* SOURCE EXCERPT
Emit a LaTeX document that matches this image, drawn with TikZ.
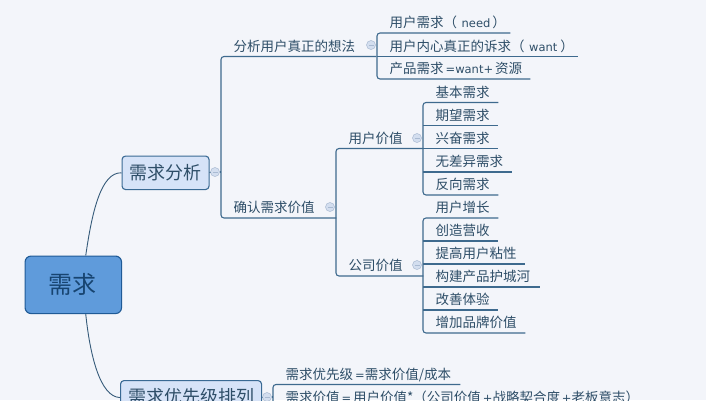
\documentclass[tikz,border=0pt]{standalone}
\usepackage{fontspec}
\setmainfont{Noto Sans CJK SC}
\newfontfamily\latf{DejaVu Sans}
\newcommand{\lat}[1]{{\latf\fontsize{11.5}{13}\selectfont #1}}
\definecolor{bgc}{HTML}{F3F5FA}
\definecolor{linec}{HTML}{3E6A8E}
\definecolor{txtc}{HTML}{2E4E68}
\definecolor{rootf}{HTML}{5F9BDB}
\definecolor{rootd}{HTML}{1F5A96}
\definecolor{boxf}{HTML}{D6E3F8}
\definecolor{boxd}{HTML}{3A6A94}
\definecolor{collf}{HTML}{D3DEEF}
\definecolor{colld}{HTML}{A9BAD2}
\tikzset{
  leaf/.style={anchor=south west,inner xsep=0pt,inner ysep=0pt,text width=#1,align=left,
    text height=12pt,text depth=5.2pt,text=txtc,font=\fontsize{13.5}{15}\selectfont,
    execute at begin node=\hspace*{12.5pt}},
  conn/.style={draw=linec,line width=1.1pt,rounded corners=3pt},
  under/.style={draw=linec,line width=1.1pt},
  curve/.style={draw=linec!85!black,line width=0.9pt},
  topbox/.style={draw=boxd,fill=boxf,line width=1.1pt,rounded corners=3.5pt,text=txtc,
    font=\fontsize{18}{20}\selectfont,inner sep=0pt,anchor=north west},
  rootbox/.style={draw=rootd,fill=rootf,line width=1.1pt,rounded corners=6pt,text=rootd!75!black,
    font=\fontsize{24}{26}\selectfont,inner sep=0pt,anchor=north west,minimum width=96.5pt,minimum height=57.5pt},
  coll/.style={circle,draw=colld,fill=collf,line width=0.5pt,inner sep=0pt,minimum size=9pt,
    path picture={\draw[colld,line width=0.8pt] ([xshift=2pt]path picture bounding box.west)--([xshift=-2pt]path picture bounding box.east);}},
}
\begin{document}
\begin{tikzpicture}[x=1pt,y=-1pt]
\useasboundingbox (0,0) rectangle (706,400);
\fill[bgc] (0,0) rectangle (706,400);
\clip (0,0) rectangle (706,400);
% main boxes
\node[rootbox] (root) at (24.5,255.5) {\hspace*{-1.5pt}需求};
\node[topbox,minimum width=87pt,minimum height=33.5pt] (ana) at (121.5,155.5) {\hspace*{-1pt}需求分析};
\node[topbox,minimum width=141pt,minimum height=34pt] (pri) at (120,380) {\raisebox{2.5pt}{需求优先级排列}};
\draw[curve] (root.67.5) .. controls (92,212) and (101,172) .. (ana.west);
\draw[curve] (root.-67.5) .. controls (90,355) and (100,397) .. (pri.west);
% second level
\node[leaf=155pt] (want0) at (221,56.5) {分析用户真正的想法};
\node[leaf=115pt] (val) at (221,218) {确认需求价值};
\node[leaf=87pt] (uval) at (336,148.5) {用户价值};
\node[leaf=87pt] (cval) at (336,276) {公司价值};
% third level, first branch
\node[leaf=133pt] (n1) at (377,33) {用户需求（\lat{ need}\hspace{2pt}）};
\node[leaf=201pt] (n2) at (377,56.5) {用户内心真正的诉求（\lat{ want}\hspace{3pt}）};
\node[leaf=153pt] (n3) at (377,79) {产品需求\lat{\,=want+\,}资源};
% user value
\node[leaf=75pt] (u1) at (423,102.5) {基本需求};
\node[leaf=75pt] (u2) at (423,125.5) {期望需求};
\node[leaf=75pt] (u3) at (423,148.5) {兴奋需求};
\node[leaf=89pt] (u4) at (423,172) {无差异需求};
\node[leaf=75pt] (u5) at (423,195) {反向需求};
% company value
\node[leaf=75pt] (c1) at (423,218) {用户增长};
\node[leaf=75pt] (c2) at (423,241) {创造营收};
\node[leaf=102pt] (c3) at (423,264) {提高用户粘性};
\node[leaf=117pt] (c4) at (423,287) {构建产品护城河};
\node[leaf=75pt] (c5) at (423,310) {改善体验};
\node[leaf=102pt] (c6) at (423,333) {增加品牌价值};
% priority
\node[leaf=187pt] (p1) at (273,384.5) {需求优先级\lat{\,=}需求价值/成本};
\node[leaf=420pt] (p2) at (273,407.5) {需求价值\lat{\,=\,}用户价值*（公司价值\lat{\,+}战略契合度\lat{\,+}老板意志）};
% collapse marks
\node[coll] (k0) at (215,172) {};
\node[coll] (k1) at (371,45) {};
\node[coll] (k2) at (330,207) {};
\node[coll] (k3) at (417,138) {};
\node[coll] (k4) at (417,265) {};
\node[coll] (k5) at (267,397) {};
% connectors
\draw[under] (ana.east) -- (k0.west);
\draw[under] (k0.east) -- (k0.east -| val.south west);
\draw[under] (pri.east) -- (k5.west);
\draw[under] (k5.east) -- (k5.east -| p1.south west);
\draw[conn] (want0.south east) -- (want0.south west) -- (val.south west) -- (val.south east);
\draw[conn] (uval.south east) -- (uval.south west) -- (cval.south west) -- (cval.south east);
\draw[conn] (n1.south east) -- (n1.south west) -- (n3.south west) -- (n3.south east);
\draw[under] (n2.south west) -- (n2.south east);
\draw[conn] (u1.south east) -- (u1.south west) -- (u5.south west) -- (u5.south east);
\foreach \k in {u2,u3,u4} \draw[under] (\k.south west) -- (\k.south east);
\draw[conn] (c1.south east) -- (c1.south west) -- (c6.south west) -- (c6.south east);
\foreach \k in {c2,c3,c4,c5} \draw[under] (\k.south west) -- (\k.south east);
\draw[conn] (p1.south east) -- (p1.south west) -- (p2.south west) -- (p2.south east);
\end{tikzpicture}
\end{document}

* WHAT IS BEING ASKED
The data above should be repeated exactly, minus any pictures.

* RESULT BELOW
Emit a LaTeX document that matches this image, drawn with TikZ.
\documentclass[tikz,border=0pt]{standalone}
\usepackage{fontspec}
\setmainfont{Noto Sans CJK SC}
\newfontfamily\latf{DejaVu Sans}
\newcommand{\lat}[1]{{\latf\fontsize{11.5}{13}\selectfont #1}}
\definecolor{bgc}{HTML}{F3F5FA}
\definecolor{linec}{HTML}{3E6A8E}
\definecolor{txtc}{HTML}{2E4E68}
\definecolor{rootf}{HTML}{5F9BDB}
\definecolor{rootd}{HTML}{1F5A96}
\definecolor{boxf}{HTML}{D6E3F8}
\definecolor{boxd}{HTML}{3A6A94}
\definecolor{collf}{HTML}{D3DEEF}
\definecolor{colld}{HTML}{A9BAD2}
\tikzset{
  leaf/.style={anchor=south west,inner xsep=0pt,inner ysep=0pt,text width=#1,align=left,
    text height=12pt,text depth=5.2pt,text=txtc,font=\fontsize{13.5}{15}\selectfont,
    execute at begin node=\hspace*{12.5pt}},
  conn/.style={draw=linec,line width=1.1pt,rounded corners=3pt},
  under/.style={draw=linec,line width=1.1pt},
  curve/.style={draw=linec!85!black,line width=0.9pt},
  topbox/.style={draw=boxd,fill=boxf,line width=1.1pt,rounded corners=3.5pt,text=txtc,
    font=\fontsize{18}{20}\selectfont,inner sep=0pt,anchor=north west},
  rootbox/.style={draw=rootd,fill=rootf,line width=1.1pt,rounded corners=6pt,text=rootd!75!black,
    font=\fontsize{24}{26}\selectfont,inner sep=0pt,anchor=north west,minimum width=96.5pt,minimum height=57.5pt},
  coll/.style={circle,draw=colld,fill=collf,line width=0.5pt,inner sep=0pt,minimum size=9pt,
    path picture={\draw[colld,line width=0.8pt] ([xshift=2pt]path picture bounding box.west)--([xshift=-2pt]path picture bounding box.east);}},
}
\begin{document}
\begin{tikzpicture}[x=1pt,y=-1pt]
\useasboundingbox (0,0) rectangle (706,400);
\fill[bgc] (0,0) rectangle (706,400);
\clip (0,0) rectangle (706,400);
% main boxes
\node[rootbox] (root) at (24.5,255.5) {\hspace*{-1.5pt}需求};
\node[topbox,minimum width=87pt,minimum height=33.5pt] (ana) at (121.5,155.5) {\hspace*{-1pt}需求分析};
\node[topbox,minimum width=141pt,minimum height=34pt] (pri) at (120,380) {\raisebox{2.5pt}{需求优先级排列}};
\draw[curve] (root.67.5) .. controls (92,212) and (101,172) .. (ana.west);
\draw[curve] (root.-67.5) .. controls (90,355) and (100,397) .. (pri.west);
% second level
\node[leaf=155pt] (want0) at (221,56.5) {分析用户真正的想法};
\node[leaf=115pt] (val) at (221,218) {确认需求价值};
\node[leaf=87pt] (uval) at (336,148.5) {用户价值};
\node[leaf=87pt] (cval) at (336,276) {公司价值};
% third level, first branch
\node[leaf=133pt] (n1) at (377,33) {用户需求（\lat{ need}\hspace{2pt}）};
\node[leaf=201pt] (n2) at (377,56.5) {用户内心真正的诉求（\lat{ want}\hspace{3pt}）};
\node[leaf=153pt] (n3) at (377,79) {产品需求\lat{\,=want+\,}资源};
% user value
\node[leaf=75pt] (u1) at (423,102.5) {基本需求};
\node[leaf=75pt] (u2) at (423,125.5) {期望需求};
\node[leaf=75pt] (u3) at (423,148.5) {兴奋需求};
\node[leaf=89pt] (u4) at (423,172) {无差异需求};
\node[leaf=75pt] (u5) at (423,195) {反向需求};
% company value
\node[leaf=75pt] (c1) at (423,218) {用户增长};
\node[leaf=75pt] (c2) at (423,241) {创造营收};
\node[leaf=102pt] (c3) at (423,264) {提高用户粘性};
\node[leaf=117pt] (c4) at (423,287) {构建产品护城河};
\node[leaf=75pt] (c5) at (423,310) {改善体验};
\node[leaf=102pt] (c6) at (423,333) {增加品牌价值};
% priority
\node[leaf=187pt] (p1) at (273,384.5) {需求优先级\lat{\,=}需求价值/成本};
\node[leaf=420pt] (p2) at (273,407.5) {需求价值\lat{\,=\,}用户价值*（公司价值\lat{\,+}战略契合度\lat{\,+}老板意志）};
% collapse marks
\node[coll] (k0) at (215,172) {};
\node[coll] (k1) at (371,45) {};
\node[coll] (k2) at (330,207) {};
\node[coll] (k3) at (417,138) {};
\node[coll] (k4) at (417,265) {};
\node[coll] (k5) at (267,397) {};
% connectors
\draw[under] (ana.east) -- (k0.west);
\draw[under] (k0.east) -- (k0.east -| val.south west);
\draw[under] (pri.east) -- (k5.west);
\draw[under] (k5.east) -- (k5.east -| p1.south west);
\draw[conn] (want0.south east) -- (want0.south west) -- (val.south west) -- (val.south east);
\draw[conn] (uval.south east) -- (uval.south west) -- (cval.south west) -- (cval.south east);
\draw[conn] (n1.south east) -- (n1.south west) -- (n3.south west) -- (n3.south east);
\draw[under] (n2.south west) -- (n2.south east);
\draw[conn] (u1.south east) -- (u1.south west) -- (u5.south west) -- (u5.south east);
\foreach \k in {u2,u3,u4} \draw[under] (\k.south west) -- (\k.south east);
\draw[conn] (c1.south east) -- (c1.south west) -- (c6.south west) -- (c6.south east);
\foreach \k in {c2,c3,c4,c5} \draw[under] (\k.south west) -- (\k.south east);
\draw[conn] (p1.south east) -- (p1.south west) -- (p2.south west) -- (p2.south east);
\end{tikzpicture}
\end{document}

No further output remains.